Posted on • Originally published at raddevon.com on

Stop Doing Coding Tutorials

When you start learning to code, you’ll probably start with a tutorial. It’s a quick way to get up-to-speed with a new concept. Learn by following a step-by-step guide for building a canned project. You can quickly start to see how the technology works and feel the gratification of building something real.

That loop of reading the next step, typing out some code, and seeing it work is addictive. It’s too easy for newbies to get stuck in that loop.

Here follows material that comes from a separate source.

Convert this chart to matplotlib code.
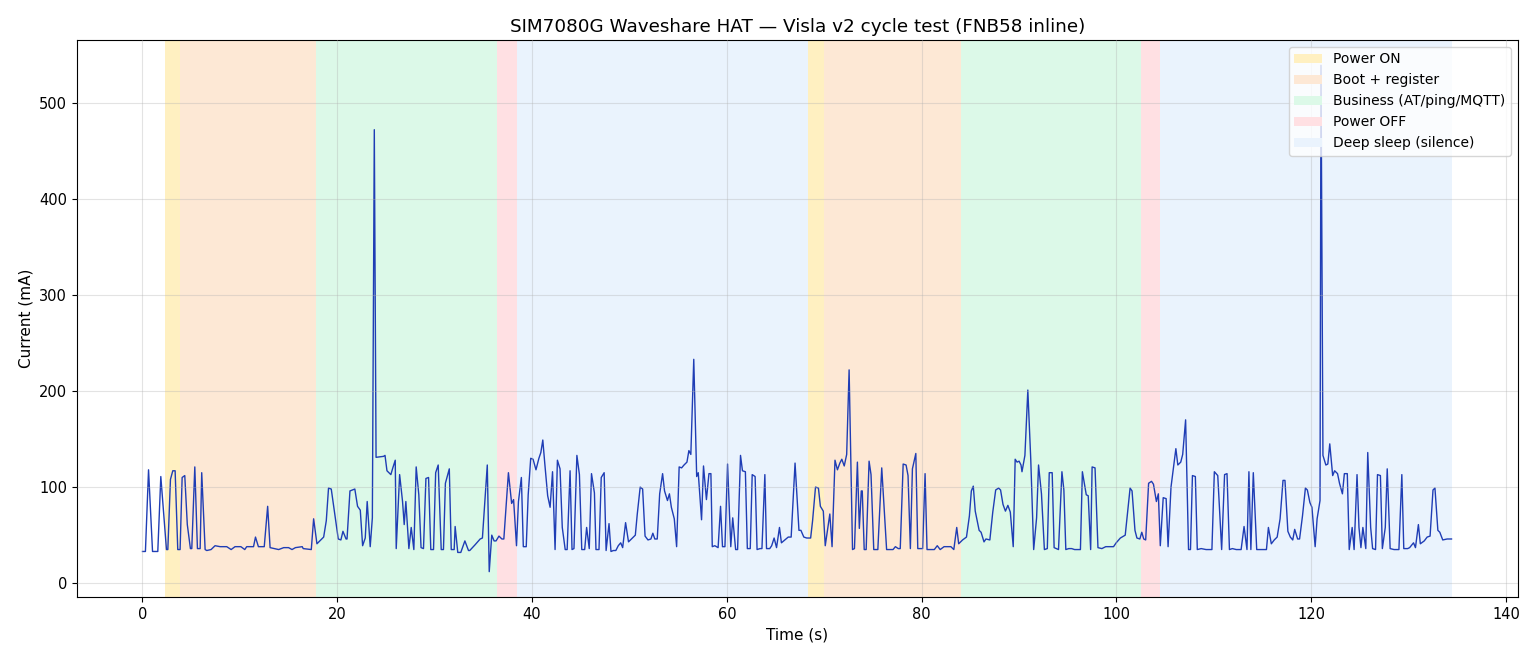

What's Wrong with Tutorials?

The very thing that makes tutorials so addictive is also what stunts your growth as a developer: each tutorial is a solved problem. The difficult decisions are already made, the hard problems already worked out, and everything is laid out for you on a silver platter.

This is good for learning how to write code, but it’s not good for learning to solve problems. If you want to be a developer, writing code is an almost incidental part of what you do. People are actually paying you to solve problems. If you’re learning only how to write code, you won’t be able to be a web developer. It’s like the difference between paint-by-number and painting on a blank canvas. No one is going to buy your paint-by-number “masterpiece,” but someone might buy a work of art you painted from scratch.

What You Should Do Instead

As soon as you can, break away from tutorials and start applying what you’ve learned on projects. These can be pet projects you want to build or they can be freelance projects you do for clients. The goal is to get out into the messy real world and start dealing with all the unknowns.

The nice thing about your own projects is that they provide a kind of motivation to stretch your learning that is hard to come by in other ways. If you’re really excited about a project and driven to complete it, you’ll figure out new concepts, technologies, and techniques you might not have just for the sake of learning them. That’s because you now have a reason to learn them. They’ve become applicable to your life and critical for accomplishing your goals.

Instead of going out and trying to learn everything you might need to know before building anything, start building. When you hit a wall, go find some information on the one thing you need to know to break through. Apply what you’ve learned and keep moving. Rinse. Repeat. I call this “just-in-time learning.”

If you need some inspiration, check out my list of web development project ideas.

I mentor people like you to help them along in their career transitions. If you're not sure what to do next, sign up for a free mentoring session! We'll figure it out together. 👩‍💻👨‍💻

When Should You Do Tutorials?

If you don’t know anything about HTML, CSS, or Javascript, you can’t very well start a project using those technologies. Just-in-time learning only works from a solid foundation. Avoid the temptation to re-define “foundation” to encompass everything you haven’t learned. “I just need to learn React and I’ll be ready,” is the battlecry of the coding procrastinator.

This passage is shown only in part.